Ibrahim mengatakan anak-anak itu membantah tuduhan tersebut.

“Ini adalah perkembangan yang sangat serius dan merupakan serangan terhadap kebebasan berekspresi,” kata Ibrahim. Penulisan konstitusi Mesir terjadi di tengah perdebatan sengit mengenai apa yang dimaksud dengan kebebasan berekspresi dan seberapa banyak hukum Islam yang terkandung dalam piagam tersebut.

Kasus-kasus ini juga mengingatkan kita pada undang-undang penodaan agama di Pakistan, di mana aktivis hak asasi manusia mengatakan kelompok Islam semakin banyak menggunakan tuduhan fitnah terhadap umat Kristen dan agama minoritas lainnya.

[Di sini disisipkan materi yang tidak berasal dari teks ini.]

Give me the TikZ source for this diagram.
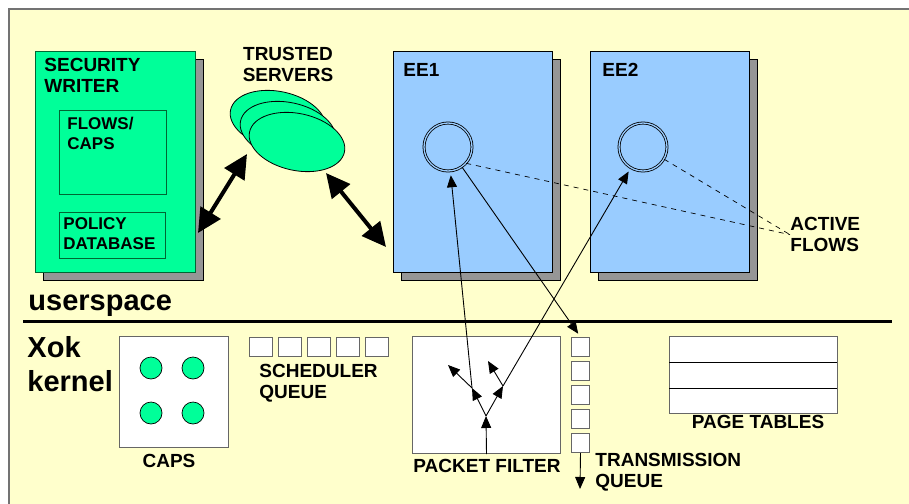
\documentclass[tikz,border=0pt]{standalone}
\usepackage{fontspec}
\setmainfont{Liberation Sans}
\usetikzlibrary{arrows.meta}
\usetikzlibrary{shapes.geometric}
\usetikzlibrary{shadows}

\definecolor{paper}{RGB}{255,255,204}
\definecolor{mint}{RGB}{0,255,153}
\definecolor{mintedge}{RGB}{0,102,51}
\definecolor{sky}{RGB}{153,204,255}
\definecolor{shade}{RGB}{150,150,150}

\tikzset{
  txt/.style={font=\fontsize{19}{21}\selectfont\bfseries, inner sep=0pt, align=left},
  smalltxt/.style={font=\fontsize{17}{20}\selectfont\bfseries, inner sep=0pt, align=left},
  bigtxt/.style={font=\fontsize{29}{34}\selectfont\bfseries, inner sep=0pt, align=left},
  pane/.style={draw=black, line width=1, anchor=north west, inner sep=0pt,
    minimum width=160, minimum height=221,
    drop shadow={shadow xshift=8pt, shadow yshift=-8pt, fill=shade, draw=black, opacity=1}},
  inbox/.style={draw=mintedge, line width=1, anchor=north west, inner sep=0pt},
  kbox/.style={draw=black!60, fill=white, line width=1, anchor=north west, inner sep=0pt},
  server/.style={ellipse, draw=black, line width=0.8, fill=mint,
    minimum width=97, minimum height=57, rotate=-12},
  flow/.style={circle, draw=black, line width=0.8, double=sky, double distance=1.3,
    minimum size=48, inner sep=0pt},
  dot/.style={circle, draw=black, line width=0.7, fill=mint, minimum size=22, inner sep=0pt},
  fat/.style={>={Triangle[length=24pt,width=23pt]}, <->, line width=4},
  flowline/.style={dash pattern=on 5pt off 5pt, line width=0.7},
}

\begin{document}
\begin{tikzpicture}[x=1pt, y=-1pt, line width=0.9, >={Triangle[length=12pt,width=10pt]}]
\useasboundingbox (0,0) rectangle (909,503);
% sheet
\draw[draw=black!55, line width=2, fill=paper] (9,9) rectangle (940,540);

% security writer
\node[pane, fill=mint, draw=mintedge] (writer) at (35,51) {};
\node[txt, anchor=north west] (writerlbl) at (44,58) {SECURITY\\WRITER};
\node[inbox, minimum width=107, minimum height=84] (flows) at (59,110) {};
\node[smalltxt, anchor=north west] (flowslbl) at (67,117) {FLOWS/\\CAPS};
\node[inbox, minimum width=106, minimum height=46] (policy) at (59,212) {};
\node[smalltxt, anchor=north west] (policylbl) at (63,217) {POLICY\\DATABASE};

% trusted servers
\node[txt, align=center, anchor=north] (trustlbl) at (288,47) {TRUSTED\\SERVERS};
\node[server] (srv1) at (278,120) {};
\node[server] (srv2) at (288,131) {};
\node[server] (srv3) at (297,142) {};

% execution environments
\node[pane, fill=sky, minimum width=159] (ee1) at (393,51) {};
\node[pane, fill=sky, minimum width=159] (ee2) at (590,51) {};
\node[txt, anchor=north west] (ee1lbl) at (403,63) {EE1};
\node[txt, anchor=north west] (ee2lbl) at (602,63) {EE2};
\node[flow] (f1) at (448,147) {};
\node[flow] (f2) at (643,147) {};
\node[txt, anchor=north west] (active) at (790,217) {ACTIVE\\FLOWS};
\draw[flowline] (f1.-42) -- (active.west);
\draw[flowline] (f2.-30) -- (active.west);

% thick links
\coordinate (wrpt) at (198,233);
\coordinate (srvlo) at (247,154);
\coordinate (srvhi) at (326,173);
\coordinate (eept) at (386,247);
\draw[fat] (wrpt) -- (srvlo);
\draw[fat] (srvhi) -- (eept);

% user/kernel boundary
\draw[line width=3] (23,321) -- (892,321);
\node[bigtxt, anchor=base west] (userlbl) at (28,310) {userspace};
\node[bigtxt, anchor=north west] (kernlbl) at (27,336) {Xok\\kernel};

% caps
\node[kbox, minimum width=109, minimum height=111] (caps) at (119,336) {};
\foreach \cx in {151,193}
  \foreach \cy in {368,413}
    \node[dot] (cap-\cx-\cy) at (\cx,\cy) {};
\node[txt, anchor=north] (capslbl) at (169,454) {CAPS};

% scheduler queue
\foreach \i in {1,...,5}
  \node[kbox, minimum width=23, minimum height=19] (sq\i) at (220+29*\i,337) {};
\node[txt, anchor=north west] (schedlbl) at (259,364) {SCHEDULER\\QUEUE};

% packet filter
\node[kbox, minimum width=148, minimum height=117] (pf) at (412,336) {};
\coordinate (fork) at (486,416);
\coordinate (pfl) at (472,388);
\coordinate (pfr) at (503,386);
\coordinate (pfl2) at (448,365);
\coordinate (pfr2) at (488,361);
\draw[->] (pf.south) -- (fork);
\draw[->] (fork) -- (pfl);
\draw[->] (fork) -- (pfr);
\draw[->] (pfl) -- (pfl2);
\draw[->] (pfr) -- (pfr2);
\draw[->, shorten >=4] (pfl) -- (f1);
\draw[->, shorten >=4] (pfr) -- (f2);
\node[txt, anchor=north] (pflbl) at (487,459) {PACKET FILTER};

% transmission queue
\foreach \i in {1,...,5}
  \node[kbox, minimum width=18, minimum height=19] (tq\i) at (571,313+24*\i) {};
\coordinate (txout) at (580,489);
\draw[->] (tq5.south) -- (txout);
\draw[->, shorten >=4] (f1) -- (tq1.north);
\node[txt, anchor=north west] (txlbl) at (595,453) {TRANSMISSION\\QUEUE};

% page tables
\node[kbox, minimum width=168, minimum height=77] (pt) at (669,336) {};
\foreach \ry in {362,388}
  \draw[line width=1] (669,\ry) -- (837,\ry);
\node[txt, anchor=north] (ptlbl) at (758,415) {PAGE TABLES};
\end{tikzpicture}
\end{document}
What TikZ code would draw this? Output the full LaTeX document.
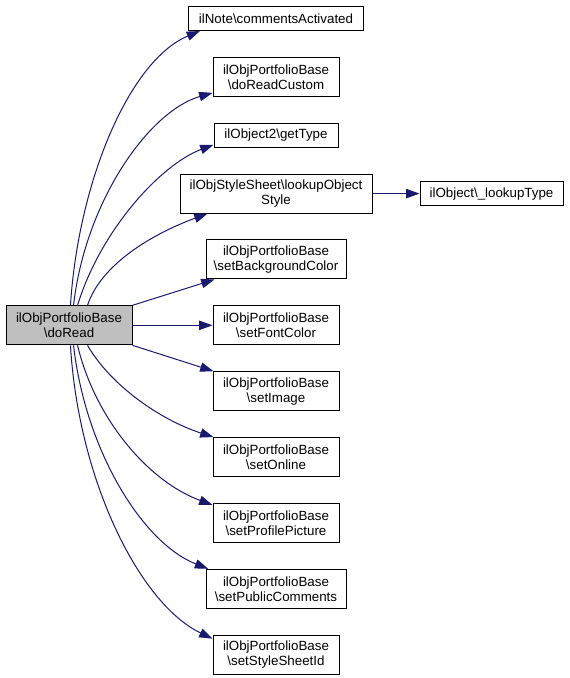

Awal tahun ini, seorang gadis muda beragama Kristen ditahan di Islamabad karena dituduh menodai Al-Quran, namun sejak itu seorang ulama Muslim dituduh memalsukan bukti yang memberatkannya. Dia dibebaskan dengan jaminan.

Melalui akun Twitter-nya, Ibrahim mengkritik kelompok-kelompok Islam di Mesir karena fokus pada kasus-kasus penghinaan terhadap agama, sementara negara tersebut dilanda masalah ekonomi, tuntutan upah yang lebih baik dan distribusi kekayaan serta sumber daya yang semakin menipis.

“Meningkatnya kasus penghinaan terhadap agama menunjukkan bahwa ada pihak yang ingin mengalihkan perhatian masyarakat untuk menuntut haknya, dan menyibukkan mereka dengan persoalan lain,” tulis Ibrahim. “Tren Islam tidak menawarkan apa pun dalam hal mewujudkan keadilan sosial dan berupaya menciptakan isu-isu yang menghalangi orang untuk mengkritik mereka.”

Amr Ezzat, kolumnis surat kabar Egypt Independent, memperingatkan bahwa kasus-kasus tersebut membuka gerbang “neraka sektarian”.

Menangani kasus-kasus ujaran seperti itu “adalah tindakan yang tidak berdasar dan akan mengubah negara, polisi, dan lembaga peradilan menjadi pengawas disipliner yang tidak memiliki tanggung jawab selain memastikan bahwa semua orang yang terlibat dalam dialog melakukannya dengan hormat,” tulisnya pada hari Rabu.